Top news of the day from across the health care landscape.
To help increase enrollment in the Affordable Care Act health insurance marketplaces, administration officials said they will target young adults especially, who have been slow to sign up, reported Kaiser Health News. The administration plans to send out letters to uninsured individuals, as well as families who paid the individual mandate penalty for not being insured or who claimed an exception about marketplace coverage. In addition to the letters, the administration also plans to send out emails to people who open an account on healthcare.gov but didn’t select a plan and pay a premium, encourage insurers to contact individuals before they turn 26-years-old to inform them about coverage options, and help people pay for transportation to open enrollment events through the ride-sharing service Lyft so they can receive help signing up. Open enrollment begins November 1, 2016, and ends January 31, 2017.

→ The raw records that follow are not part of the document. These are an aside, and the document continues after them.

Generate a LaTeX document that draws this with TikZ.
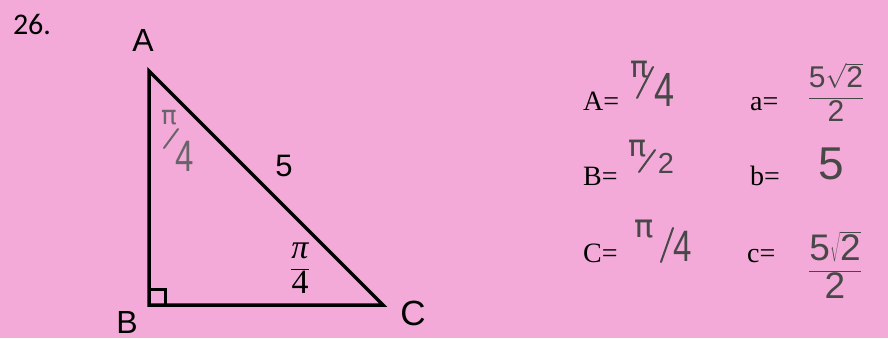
\documentclass[tikz,border=0pt]{standalone}
\usepackage{fontspec}
\setmainfont{Liberation Serif}
\newfontfamily\arialf{Liberation Sans}
\newfontfamily\calif{Carlito}
\newfontfamily\handf{DejaVu Sans}
\usepackage{graphicx}
\definecolor{paper}{RGB}{244,170,216}
\definecolor{pencil}{RGB}{72,72,72}
\definecolor{pencillight}{RGB}{105,100,105}
\newcommand{\hwroot}{\ensuremath{\displaystyle\frac{\mbox{\arialf 5}\sqrt{\mbox{\arialf 2}}}{\mbox{\arialf 2}}}}
\begin{document}
\begin{tikzpicture}[x=1pt,y=-1pt,
  vertexlbl/.style={font=\arialf\fontsize{32}{32}\selectfont, inner sep=0},
  eqlbl/.style={font=\fontsize{28}{28}\selectfont, anchor=base west, inner sep=0},
  hand/.style={text=pencil, inner sep=0, font=\arialf\fontsize{#1}{#1}\selectfont},
  handpi/.style={text=pencil, inner sep=0, font=\handf\fontsize{#1}{#1}\selectfont},
  slash/.style={draw=pencil, line width=2pt, line cap=round},
  side/.style={line width=3.5pt, line join=miter},
  rightmark/.style={line width=3pt}]
\fill[paper] (0,0) rectangle (888,338);
\useasboundingbox (0,0) rectangle (888,338);
% triangle
\coordinate (A) at (149,71);
\coordinate (B) at (149,305);
\coordinate (C) at (383,305);
\draw[side] (A) -- (B) -- (C) -- cycle;
\coordinate (sq1) at (149,289);
\coordinate (sq2) at (165,305);
\draw[rightmark] (sq1) -| (sq2);
% labels
\node[font=\calif\fontsize{30}{30}\selectfont, inner sep=0] (num) at (32,24) {26.};
\node[vertexlbl] (lA) at (143,40) {A};
\node[vertexlbl] (lB) at (127,322) {B};
\node[vertexlbl, font=\arialf\fontsize{35}{35}\selectfont] (lC) at (413,313) {C};
\node[vertexlbl, font=\arialf\fontsize{31}{31}\selectfont] (l5) at (284,166) {5};
\node[font=\fontsize{34}{34}\selectfont, inner sep=0] (fC) at (300,268) {$\displaystyle\frac{\mbox{\itshape π}}{\mbox{4}}$};
% handwritten angle at A
\node[handpi=26, text=pencillight] (hAn) at (169,118) {π};
\node[hand=44, text=pencillight] (hAd) at (185,156) {\scalebox{0.75}[1]{4}};
\coordinate (hAs1) at (164,148);
\coordinate (hAs2) at (178,129);
\draw[slash, draw=pencillight] (hAs1) -- (hAs2);
% answers
\node[eqlbl] (eA) at (583,110) {A=};
\node[eqlbl] (eB) at (583,185) {B=};
\node[eqlbl] (eC) at (583,262) {C=};
\node[eqlbl] (ea) at (750,110) {a=};
\node[eqlbl] (eb) at (750,185) {b=};
\node[eqlbl] (ec) at (747,262) {c=};
% A = pi/4
\node[handpi=30] (vAn) at (640,70) {π};
\node[hand=48] (vAd) at (665,90) {\scalebox{0.75}[1]{4}};
\coordinate (vAs1) at (637,98);
\coordinate (vAs2) at (653,67);
\draw[slash] (vAs1) -- (vAs2);
% B = pi/2
\node[handpi=30] (vBn) at (638,149) {π};
\node[hand=29] (vBd) at (666,163) {2};
\coordinate (vBs1) at (639,172);
\coordinate (vBs2) at (655,150);
\draw[slash] (vBs1) -- (vBs2);
% C = pi/4
\node[handpi=32] (vCn) at (644,229) {π};
\node[hand=44] (vCd) at (683,246) {\scalebox{0.75}[1]{4}};
\coordinate (vCs1) at (661,262);
\coordinate (vCs2) at (673,228);
\draw[slash] (vCs1) -- (vCs2);
% sides
\node[hand=30] (va) at (836,92) {\hwroot};
\node[hand=46] (vb) at (831,164) {5};
\node[hand=37] (vc) at (835,265) {\hwroot};
\end{tikzpicture}
\end{document}
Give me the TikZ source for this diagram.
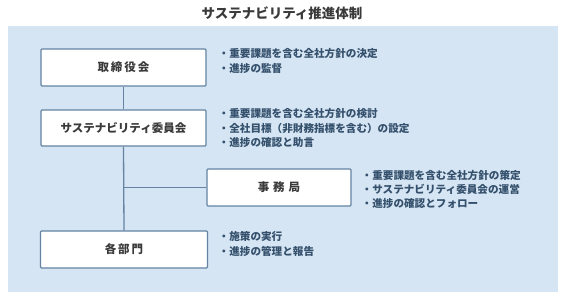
\documentclass[tikz,border=0pt]{standalone}
\usepackage{fontspec}
\setmainfont{Noto Sans CJK JP}
\definecolor{bgblue}{HTML}{D5E5F3}
\definecolor{boxline}{HTML}{6584A3}
\definecolor{bultext}{HTML}{34506C}
\definecolor{boxtext}{HTML}{3A3A3A}
\begin{document}
\begin{tikzpicture}[x=1pt,y=-1pt,
  orgbox/.style={draw=boxline,line width=1.3pt,fill=white,rounded corners=1pt,inner sep=0pt,text=boxtext,font=\fontsize{11.5}{12}\selectfont\bfseries},
  conn/.style={draw=boxline,line width=1.3pt},
  bullets/.style={anchor=north west,align=left,text=bultext,inner sep=0pt,font=\fontsize{10.6}{14.2}\selectfont\bfseries}]
\useasboundingbox (0,0) rectangle (564,300);
\node[font=\fontsize{13.5}{14}\selectfont\bfseries,text=boxtext] (title) at (282,13) {サステナビリティ推進体制};
\fill[bgblue] (8,26) rectangle (558,292);
\node[orgbox,minimum width=165pt,minimum height=37pt] (bod) at (123.5,67.5) {取\hspace{2pt}締\hspace{2pt}役\hspace{2pt}会};
\node[orgbox,minimum width=165pt,minimum height=36pt] (sc) at (123.5,128) {サステナビリティ委員会};
\node[orgbox,minimum width=144pt,minimum height=37pt] (sec) at (279,187.5) {事\hspace{4pt}務\hspace{4pt}局};
\node[orgbox,minimum width=167pt,minimum height=37pt] (dept) at (124,249.5) {各\hspace{2pt}部\hspace{2pt}門};
\coordinate (br) at (bod.south |- sec.west);
\draw[conn] (bod.south) -- (sc.north);
\draw[conn] (sc.south) -- (dept.north);
\draw[conn] (br) -- (sec.west);
\node[bullets] (b1) at (218.5,48.5) {・重要課題を含む全社方針の決定\\・進捗の監督};
\node[bullets] (b2) at (218.5,108.5) {・重要課題を含む全社方針の検討\\・全社目標（非財務指標を含む）の設定\\・進捗の確認と助言};
\node[bullets] (b3) at (361.5,170) {・重要課題を含む全社方針の策定\\・サステナビリティ委員会の運営\\・進捗の確認とフォロー};
\node[bullets] (b4) at (218.5,231.5) {・施策の実行\\・進捗の管理と報告};
\end{tikzpicture}
\end{document}
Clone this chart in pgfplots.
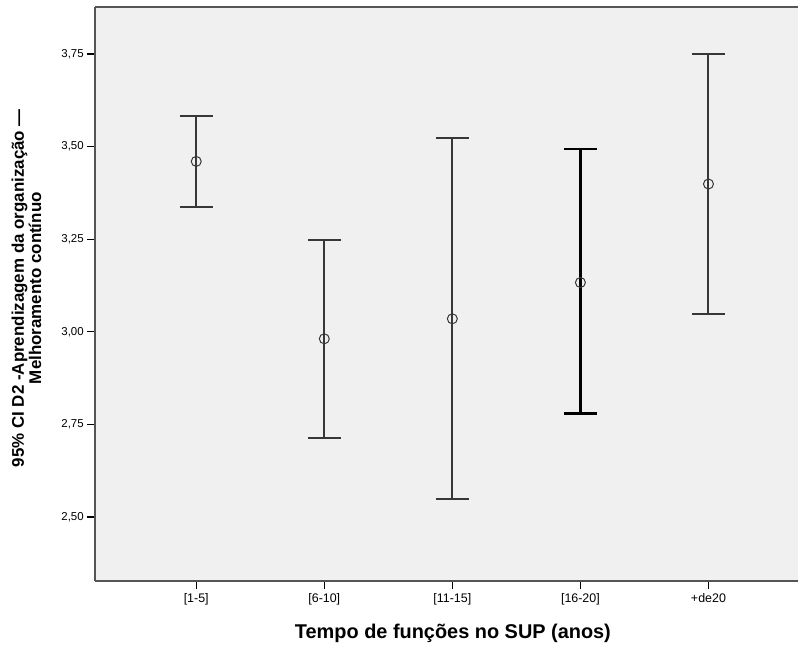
\documentclass[border=0pt]{standalone}
\usepackage{pgfplots}
\pgfplotsset{compat=1.18}
\usepackage{fontspec}
\setmainfont{Liberation Sans}
\definecolor{panel}{RGB}{240,240,240}
\definecolor{frame}{RGB}{85,85,85}
\definecolor{barc}{RGB}{55,55,55}

\begin{document}
\begin{tikzpicture}
\begin{axis}[
  scale only axis, width=703.7bp, height=575bp,
  xmin=-0.789, xmax=4.70, ymin=2.326, ymax=3.877,
  axis background/.style={fill=panel},
  axis x line*=box, axis y line*=left,
  axis line style={draw=frame, line width=1.8bp},
  xtick={0,1,2,3,4},
  xticklabels={{[1-5]},{[6-10]},{[11-15]},{[16-20]},{+de20}},
  ytick={2.5,2.75,3,3.25,3.5,3.75},
  xtick pos=bottom, ytick pos=left,
  tick align=outside, major tick length=8bp,
  tick style={black, line width=1.2bp},
  yticklabel style={/pgf/number format/.cd, fixed, fixed zerofill, precision=2, use comma},
  /pgf/number format/assume math mode=true,
  tick label style={font=\fontsize{11.5}{13}\selectfont},
  xticklabel style={yshift=-1bp, font=\fontsize{12.5}{14}\selectfont},
  xlabel={Tempo de funções no SUP (anos)},
  every axis x label/.style={at={(axis description cs:0.5,0)}, anchor=center, xshift=6.3bp, yshift=-52bp,
    font=\bfseries\fontsize{20}{23}\selectfont},
  ylabel={95\% CI D2 -Aprendizagem da organização —\\Melhoramento contínuo},
  every axis y label/.style={at={(axis description cs:0,0.5)}, rotate=90, anchor=center, yshift=68.8bp, xshift=6bp,
    align=center, font=\bfseries\fontsize{17}{17.5}\selectfont},
  error bars/y dir=both, error bars/y explicit,
  error bars/error mark=-,
  error bars/error bar style={line width=2bp, draw=barc},
  error bars/error mark options={rotate=90, mark size=16.5bp, line width=2bp, draw=barc},
]
\addplot[only marks, mark=o, mark size=5bp, mark options={draw=barc, line width=1bp}]
  coordinates {
    (0,3.460) += (0,0.123) -= (0,0.123)
    (1,2.981) += (0,0.267) -= (0,0.267)
    (2,3.035) += (0,0.488) -= (0,0.486)
    (4,3.399) += (0,0.351) -= (0,0.351)
  };
\addplot[only marks, mark=o, mark size=5bp, mark options={draw=barc, line width=1bp},
  error bars/error bar style={line width=2.5bp, draw=black},
  error bars/error mark options={rotate=90, mark size=16.5bp, line width=2.5bp, draw=black}]
  coordinates {
    (3,3.133) += (0,0.360) -= (0,0.354)
  };
\end{axis}
\path[use as bounding box] ([shift={(-95.3bp,-66bp)}]current axis.south west) rectangle ([shift={(0bp,7bp)}]current axis.north east);
\end{tikzpicture}
\end{document}
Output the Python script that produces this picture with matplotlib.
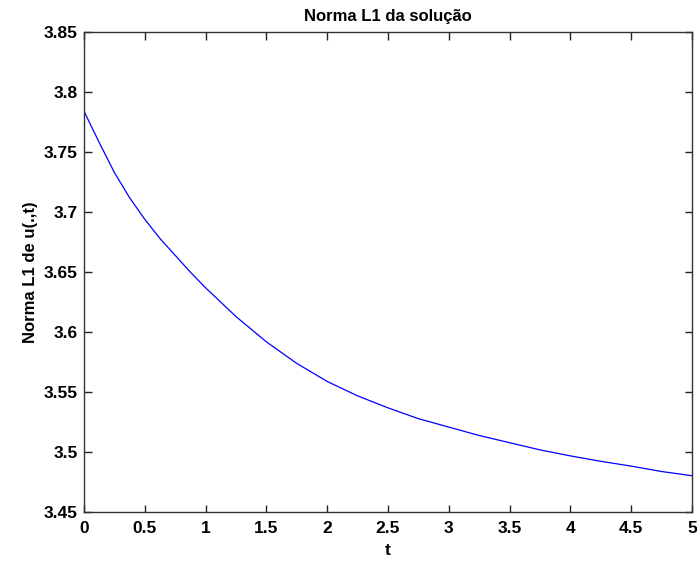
import matplotlib
matplotlib.use('Agg')
import matplotlib.pyplot as plt

# values
t = [0.0, 0.125, 0.25, 0.375, 0.5, 0.625, 0.75, 0.875, 1.0, 1.25, 1.5,
     1.75, 2.0, 2.25, 2.5, 2.75, 3.0, 3.25, 3.5, 3.75, 4.0, 4.25, 4.5,
     4.75, 5.0]
norma = [3.784, 3.758, 3.733, 3.712, 3.694, 3.678, 3.664, 3.650, 3.637,
         3.613, 3.592, 3.574, 3.559, 3.547, 3.537, 3.528, 3.521, 3.514,
         3.508, 3.502, 3.497, 3.4925, 3.4885, 3.484, 3.4805]

xticks = [0, 0.5, 1, 1.5, 2, 2.5, 3, 3.5, 4, 4.5, 5]
xticklabels = ['0', '0.5', '1', '1.5', '2', '2.5', '3', '3.5', '4', '4.5', '5']
yticks = [3.45, 3.5, 3.55, 3.6, 3.65, 3.7, 3.75, 3.8, 3.85]
yticklabels = ['3.45', '3.5', '3.55', '3.6', '3.65', '3.7', '3.75', '3.8', '3.85']

plt.rcParams['font.family'] = ['Liberation Sans', 'DejaVu Sans']

fig = plt.figure(figsize=(6.97, 5.65), dpi=100)
ax = fig.add_axes([0.1205, 0.0932, 0.8723, 0.8502])

ax.plot(t, norma, color='#0000ff', linewidth=0.9)

ax.set_xlim(0, 5)
ax.set_ylim(3.45, 3.85)
ax.set_xticks(xticks)
ax.set_xticklabels(xticklabels, fontsize=12.5, fontweight='bold')
ax.set_yticks(yticks)
ax.set_yticklabels(yticklabels, fontsize=12.5, fontweight='bold')
ax.tick_params(direction='in', length=5.4, width=1, top=True, right=True,
               color='#222222')
ax.tick_params(axis='x', pad=6)
ax.tick_params(axis='y', pad=4.5)
for s in ax.spines.values():
    s.set_color('#333333')
    s.set_linewidth(1)

ax.set_title('Norma L1 da solução', fontsize=12, fontweight='bold', pad=8)
ax.set_xlabel('t', fontsize=12.5, fontweight='bold', labelpad=5)
ax.set_ylabel('Norma L1 de u(.,t)', fontsize=12, fontweight='bold', labelpad=4)

fig.savefig('out.png', dpi=100)
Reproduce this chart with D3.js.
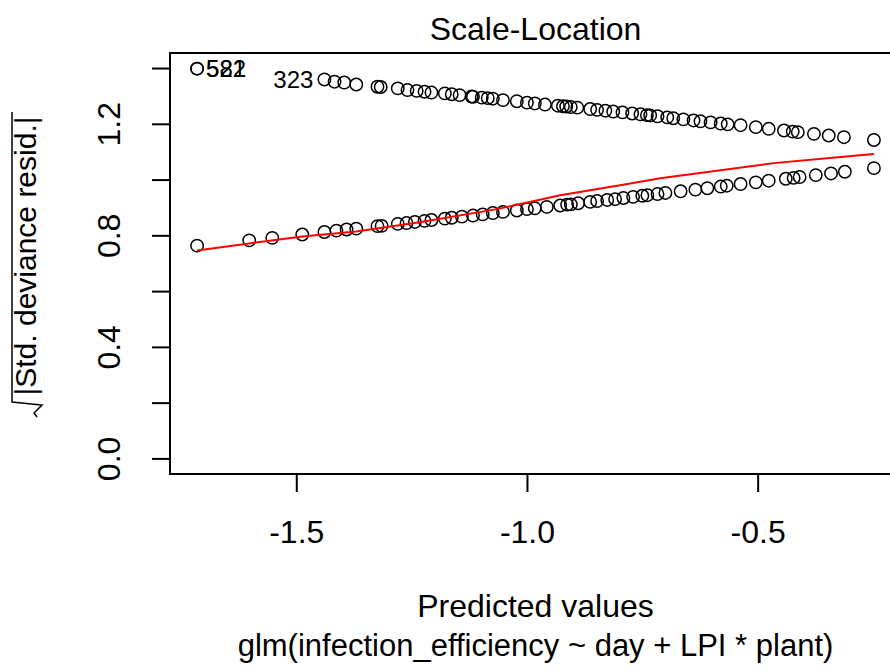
<!DOCTYPE html>
<html>
<head>
<meta charset="utf-8">
<script src="https://cdn.jsdelivr.net/npm/d3@7"></script>
<style>
  body { margin: 0; background: #fff; }
  text { font-family: "Liberation Sans", Arial, sans-serif; fill: #000; }
</style>
</head>
<body>
<div class="canvas"></div>
<script>
// predicted values (link scale) and sqrt|std. deviance resid.|, upper band
const upperX = [-1.715, -1.715, -1.439, -1.417, -1.396, -1.370, -1.324, -1.317, -1.280, -1.259,
    -1.239, -1.222, -1.207, -1.178, -1.163, -1.146, -1.120, -1.117, -1.098, -1.085,
    -1.074, -1.052, -1.022, -1.000, -0.983, -0.961, -0.933, -0.922, -0.915, -0.905,
    -0.891, -0.863, -0.848, -0.830, -0.813, -0.793, -0.772, -0.754, -0.740, -0.733,
    -0.717, -0.696, -0.683, -0.661, -0.639, -0.624, -0.602, -0.580, -0.565, -0.537,
    -0.504, -0.476, -0.443, -0.424, -0.413, -0.378, -0.346, -0.313, -0.248];
const upperY = [1.398, 1.398, 1.359, 1.351, 1.348, 1.341, 1.333, 1.332, 1.327, 1.321,
    1.318, 1.315, 1.312, 1.309, 1.306, 1.303, 1.298, 1.297, 1.294, 1.292,
    1.290, 1.285, 1.281, 1.276, 1.273, 1.269, 1.265, 1.263, 1.262, 1.260,
    1.258, 1.253, 1.250, 1.247, 1.244, 1.241, 1.237, 1.234, 1.231, 1.230,
    1.227, 1.223, 1.220, 1.216, 1.212, 1.209, 1.205, 1.201, 1.198, 1.195,
    1.188, 1.182, 1.176, 1.172, 1.170, 1.164, 1.158, 1.152, 1.142];

// lower band
const lowerX = [-1.715, -1.602, -1.552, -1.487, -1.439, -1.413, -1.391, -1.370, -1.324, -1.315,
    -1.280, -1.261, -1.243, -1.222, -1.207, -1.178, -1.163, -1.141, -1.117, -1.096,
    -1.074, -1.052, -1.022, -1.000, -0.983, -0.957, -0.928, -0.913, -0.905, -0.889,
    -0.863, -0.848, -0.826, -0.809, -0.791, -0.770, -0.750, -0.739, -0.717, -0.700,
    -0.667, -0.635, -0.609, -0.580, -0.567, -0.537, -0.504, -0.476, -0.439, -0.422,
    -0.409, -0.374, -0.341, -0.311, -0.248];
const lowerY = [0.763, 0.782, 0.791, 0.803, 0.812, 0.817, 0.821, 0.824, 0.833, 0.834,
    0.841, 0.844, 0.848, 0.852, 0.855, 0.860, 0.863, 0.867, 0.871, 0.875,
    0.880, 0.884, 0.889, 0.894, 0.897, 0.902, 0.907, 0.910, 0.911, 0.915,
    0.920, 0.923, 0.927, 0.930, 0.934, 0.938, 0.942, 0.944, 0.948, 0.952,
    0.958, 0.964, 0.969, 0.975, 0.978, 0.984, 0.990, 0.996, 1.003, 1.006,
    1.009, 1.016, 1.022, 1.028, 1.041];

// lowess smoother (red)
const smoothX = [-1.715, -1.602, -1.487, -1.370, -1.233, -1.065, -0.928, -0.798, -0.711, -0.609, -0.465, -0.320, -0.248];
const smoothY = [0.746, 0.771, 0.796, 0.814, 0.847, 0.894, 0.944, 0.980, 1.005, 1.027, 1.059, 1.081, 1.092];

// labelled observations (index into upper band)
const idIndex = [0, 1, 2];
const idText = ['582', '521', '323'];

const xTicks = [-1.5, -1.0, -0.5];
const yTicks = [0, 0.2, 0.4, 0.6, 0.8, 1.0, 1.2, 1.4];
const yTickLabels = ['0.0', '', '0.4', '', '0.8', '', '1.2', ''];

const width = 890;
const height = 671;
const plot = { left: 170, right: 901, top: 53, bottom: 474 };

const svg = d3.select('.canvas')
    .append('svg')
    .attr('width', width)
    .attr('height', height);

// R style limits: data range plus 4%
const allX = upperX.concat(lowerX);
const xMin = d3.min(allX), xMax = d3.max(allX);
const xPad = (xMax - xMin) * 0.04;
const yMax = d3.max(upperY.concat(lowerY));
const yPad = yMax * 0.04;

const x = d3.scaleLinear()
    .domain([xMin - xPad, xMax + xPad])
    .range([plot.left, plot.right]);
const y = d3.scaleLinear()
    .domain([0 - yPad, yMax + yPad])
    .range([plot.bottom, plot.top]);

// axes
const xAxisGroup = svg.append('g')
    .attr('transform', `translate(0, ${plot.bottom})`)
    .call(d3.axisBottom(x).tickValues(xTicks).tickSize(18).tickPadding(28)
        .tickFormat(d => d3.format('.1f')(d).replace('−', '-')));
xAxisGroup.select('.domain').remove();
xAxisGroup.selectAll('line').attr('stroke', '#000').attr('stroke-width', 2);
xAxisGroup.selectAll('text')
    .attr('font-size', 32)
    .attr('fill', '#000')
    .style('font-family', '"Liberation Sans", Arial, sans-serif');

const yAxisGroup = svg.append('g')
    .attr('transform', `translate(${plot.left}, 0)`)
    .call(d3.axisLeft(y).tickValues(yTicks).tickSize(18).tickFormat((d, i) => yTickLabels[i]));
yAxisGroup.select('.domain').remove();
yAxisGroup.selectAll('line').attr('stroke', '#000').attr('stroke-width', 2);
yAxisGroup.selectAll('text')
    .attr('font-size', 32)
    .attr('fill', '#000')
    .attr('text-anchor', 'middle')
    .attr('x', null)
    .attr('dy', null)
    .attr('transform', 'translate(-50, 0) rotate(-90)')
    .style('font-family', '"Liberation Sans", Arial, sans-serif');

// box
svg.append('rect')
    .attr('x', plot.left)
    .attr('y', plot.top)
    .attr('width', plot.right - plot.left)
    .attr('height', plot.bottom - plot.top)
    .attr('fill', 'none')
    .attr('stroke', '#000')
    .attr('stroke-width', 2);

// points
const points = d3.zip(upperX, upperY).concat(d3.zip(lowerX, lowerY));
svg.append('g').selectAll('circle')
    .data(points)
    .enter()
    .append('circle')
    .attr('cx', d => x(d[0]))
    .attr('cy', d => y(d[1]))
    .attr('r', 6.2)
    .attr('fill', 'none')
    .attr('stroke', '#000')
    .attr('stroke-width', 1.5);

// smoother
const line = d3.line().x(d => x(d[0])).y(d => y(d[1]));
svg.append('path')
    .datum(d3.zip(smoothX, smoothY))
    .attr('d', line)
    .attr('fill', 'none')
    .attr('stroke', '#ff0000')
    .attr('stroke-width', 2);

// id labels: right of point if left of the labelled points' midrange
const idMid = (d3.min(idIndex, i => upperX[i]) + d3.max(idIndex, i => upperX[i])) / 2;
svg.append('g').selectAll('text')
    .data(idIndex)
    .enter()
    .append('text')
    .attr('x', i => upperX[i] > idMid ? x(upperX[i]) - 11 : x(upperX[i]) + 9)
    .attr('y', i => y(upperY[i]) + 8.5)
    .attr('text-anchor', i => upperX[i] > idMid ? 'end' : 'start')
    .attr('font-size', 24)
    .text((i, k) => idText[k]);

// titles
const cx = (plot.left + plot.right) / 2;
svg.append('text')
    .attr('x', cx).attr('y', 40)
    .attr('text-anchor', 'middle')
    .attr('font-size', 32)
    .text('Scale-Location');

svg.append('text')
    .attr('x', cx).attr('y', 617)
    .attr('text-anchor', 'middle')
    .attr('font-size', 32)
    .text('Predicted values');

svg.append('text')
    .attr('x', cx).attr('y', 656)
    .attr('text-anchor', 'middle')
    .attr('font-size', 31)
    .text('glm(infection_efficiency ~ day + LPI * plant)');

// y label: sqrt(|Std. deviance resid.|)
const yLabelMid = 256;
svg.append('text')
    .attr('transform', `translate(36, ${yLabelMid}) rotate(-90)`)
    .attr('text-anchor', 'middle')
    .attr('font-size', 30)
    .text('|Std. deviance resid.|');

svg.append('path')
    .attr('d', 'M12,112 V402 L42,405 L34,413 L37,417')
    .attr('fill', 'none')
    .attr('stroke', '#000')
    .attr('stroke-width', 1.5);
</script>
</body>
</html>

A new study conducted by the Urban Institute predicts that the federal forecast of national health care spending was greatly overestimated by $2.6 trillion over a 5-year period, according to The Washington Post. Actuaries for the US Centers for Medicare and Medicaid Services (CMS) projected that, as the economy recovered the low growth in health care, spending would return to higher levels, reaching $4.6 trillion by 2019. However, the expenditure increases are more modest than initially expected. A study funded by the Robert Wood Johnson Foundation predicts that national health spending is on track to reach $4 trillion by 2019.
Impax Laboratories Inc plans to buy a portfolio of generic drugs from Teva Pharmaceutical Industries Ltd and Allergan PLC for $586 million, reported The Wall Street Journal. This new deal will include 15 generic drugs currently being sold in the marketplace, several drugs in the pipeline, and the rights to the generic form of Concerta that was part of a partnership between Teva and Impax.